Tuesday, March 23, 2021

Finance Bill gives relief on digital tax, provident fund threshold

 Tax breaks for DFIs; way for LIC listing cleared


Parliament on Tuesday cleared changes to the finance Bill 2021, doubling the minimum limit of employee contribution to the provident fund to over Rs 5 lakh for the purpose of taxation with some riders, paving the way for the listing of Life Insurance Corporation (LIC), exempting Indian-owned assets sold on digital platforms from equalization levy, and giving tax holidays for the proposed development finance institutions (DFIs).

However, the employee provident fund (EPF) relaxation may benefit only government employees who contribute to statutory provident fund and central provident fund, some experts said.

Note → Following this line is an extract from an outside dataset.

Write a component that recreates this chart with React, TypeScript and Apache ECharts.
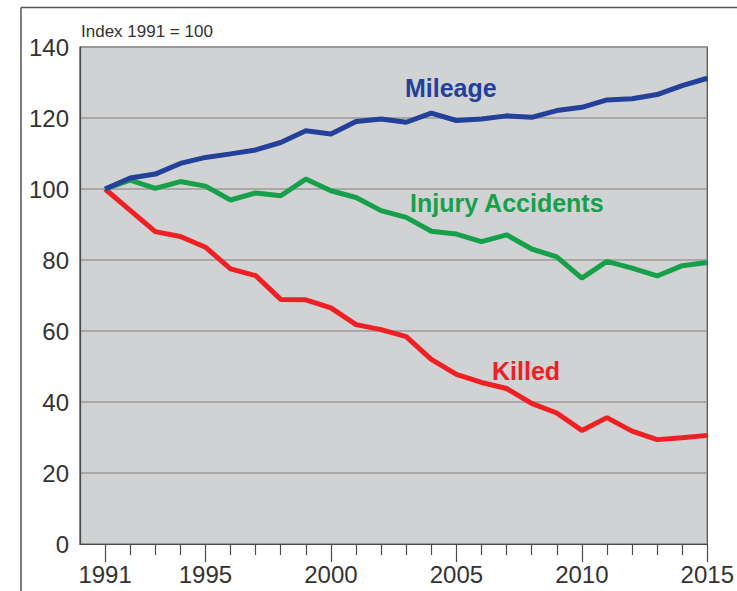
import React, { useEffect, useRef } from "react";
import * as echarts from "echarts";

const years = [1991, 1992, 1993, 1994, 1995, 1996, 1997, 1998, 1999, 2000, 2001, 2002, 2003, 2004, 2005, 2006, 2007, 2008, 2009, 2010, 2011, 2012, 2013, 2014, 2015];
const mileage = [100, 103.1, 104.2, 107.2, 108.9, 109.9, 111.0, 113.1, 116.4, 115.5, 119.0, 119.7, 118.8, 121.4, 119.3, 119.7, 120.6, 120.2, 122.1, 123.0, 125.1, 125.4, 126.6, 129.1, 131.2];
const injuryAccidents = [100, 102.5, 100.2, 102.1, 100.8, 96.9, 98.9, 98.1, 102.8, 99.5, 97.6, 93.9, 92.0, 88.1, 87.3, 85.2, 87.1, 83.1, 80.9, 74.9, 79.6, 77.7, 75.5, 78.4, 79.3];
const killed = [100, 94.0, 88.0, 86.6, 83.6, 77.5, 75.6, 68.9, 68.8, 66.5, 61.8, 60.4, 58.4, 52.0, 47.8, 45.5, 43.8, 39.6, 36.9, 32.0, 35.6, 31.8, 29.4, 29.9, 30.6];
const majorYears = [1991, 1995, 2000, 2005, 2010, 2015];
const minorYears = years.filter((y) => majorYears.indexOf(y) < 0);
const yTicks = [0, 20, 40, 60, 80, 100, 120, 140];

const FONT = "Liberation Sans, Arial, sans-serif";

export default function App() {
  const ref = useRef<HTMLDivElement>(null);
  useEffect(() => {
    if (!ref.current) return;
    const chart = echarts.init(ref.current, null, { renderer: "svg" });
    const pair = (arr: number[]) => years.map((y, i) => [y, arr[i]]);
    chart.setOption({
      animation: false,
      backgroundColor: "#ffffff",
      grid: {
        left: 80,
        right: 29,
        top: 47,
        bottom: 47,
        show: true,
        backgroundColor: "#d1d2d4",
        borderColor: "#4a4a4a",
        borderWidth: 1.2,
      },
      xAxis: [
        {
          type: "value",
          min: 1990,
          max: 2015,
          interval: 1,
          position: "bottom",
          axisLine: { show: true, onZero: false, lineStyle: { color: "#4a4a4a", width: 1.2 } },
          axisTick: { show: true, customValues: majorYears, length: 18, lineStyle: { color: "#4a4a4a", width: 1.2 } },
          axisLabel: {
            customValues: majorYears,
            margin: 18,
            fontSize: 24,
            fontFamily: FONT,
            color: "#333333",
            formatter: (v: number) => String(v),
          },
          splitLine: { show: false },
        },
        {
          type: "value",
          min: 1990,
          max: 2015,
          interval: 1,
          position: "bottom",
          axisLine: { show: false },
          axisTick: { show: true, customValues: minorYears, length: 11, lineStyle: { color: "#4a4a4a", width: 1.2 } },
          axisLabel: { show: false },
          splitLine: { show: false },
        },
      ],
      yAxis: {
        type: "value",
        min: 0,
        max: 140,
        interval: 20,
        axisLine: { show: true, lineStyle: { color: "#4a4a4a", width: 1.2 } },
        axisTick: { show: false },
        axisLabel: {
          margin: 11,
          fontSize: 24,
          fontFamily: FONT,
          color: "#333333",
          customValues: yTicks,
        },
        splitLine: { show: true, lineStyle: { color: "#9a9a9a", width: 1.5 } },
      },
      graphic: [
        { type: "line", shape: { x1: 21, y1: 7.5, x2: 737, y2: 7.5 }, style: { stroke: "#555", lineWidth: 1.5 } },
        { type: "line", shape: { x1: 21, y1: 7.5, x2: 21, y2: 591 }, style: { stroke: "#555", lineWidth: 1.5 } },
        {
          type: "text",
          left: 81,
          top: 23,
          style: { text: "Index 1991 = 100", fontSize: 17, fontFamily: FONT, fill: "#333333" },
        },
        {
          type: "text",
          x: 405,
          y: 88,
          style: { text: "Mileage", fontSize: 25, fontWeight: "bold", fontFamily: FONT, fill: "#23409a", verticalAlign: "middle" },
        },
        {
          type: "text",
          x: 410,
          y: 203,
          style: { text: "Injury Accidents", fontSize: 25, fontWeight: "bold", fontFamily: FONT, fill: "#16a04a", verticalAlign: "middle" },
        },
        {
          type: "text",
          x: 492,
          y: 371,
          style: { text: "Killed", fontSize: 25, fontWeight: "bold", fontFamily: FONT, fill: "#ee2024", verticalAlign: "middle" },
        },
      ],
      series: [
        {
          name: "Killed",
          type: "line",
          data: pair(killed),
          showSymbol: false,
          lineStyle: { color: "#ee2024", width: 5 },
          itemStyle: { color: "#ee2024" },
        },
        {
          name: "Injury Accidents",
          type: "line",
          data: pair(injuryAccidents),
          showSymbol: false,
          lineStyle: { color: "#16a04a", width: 5 },
          itemStyle: { color: "#16a04a" },
        },
        {
          name: "Mileage",
          type: "line",
          data: pair(mileage),
          showSymbol: false,
          lineStyle: { color: "#23409a", width: 5 },
          itemStyle: { color: "#23409a" },
        },
      ],
    });
    return () => chart.dispose();
  }, []);
  return (
    <div
      ref={ref}
      style={{ position: "absolute", left: 0, top: 0, width: 737, height: 591 }}
    />
  );
}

Now, an employee getting interested on his contribution to the EPF or similar funds of over Rs 5 lakh a year will have to pay tax in case there is no contribution from the employer, according to the amendments proposed by Finance Minister Nirmala Sitharaman and passed by the Lok Sabha. The Rajya Sabha does not have the power to make changes to the Bill.

In the Budget presented last month, the finance minister had proposed to tax interest earned on EPF contributions of more than Rs 2.5 lakh annually. However, in the cases where employers contribute, the limit will remain Rs 2.5 lakh only, but the employers' contribution will not be counted.

"While private-sector employees earning interest on provident fund on annual contribution exceeding Rs 2.5 lakh would be required to pay tax on interest accruing on the excess contribution, for government employees, the monetary ceiling will be Rs 5 lakh," said Neha Malhotra, director at Nangia Andersen LLP.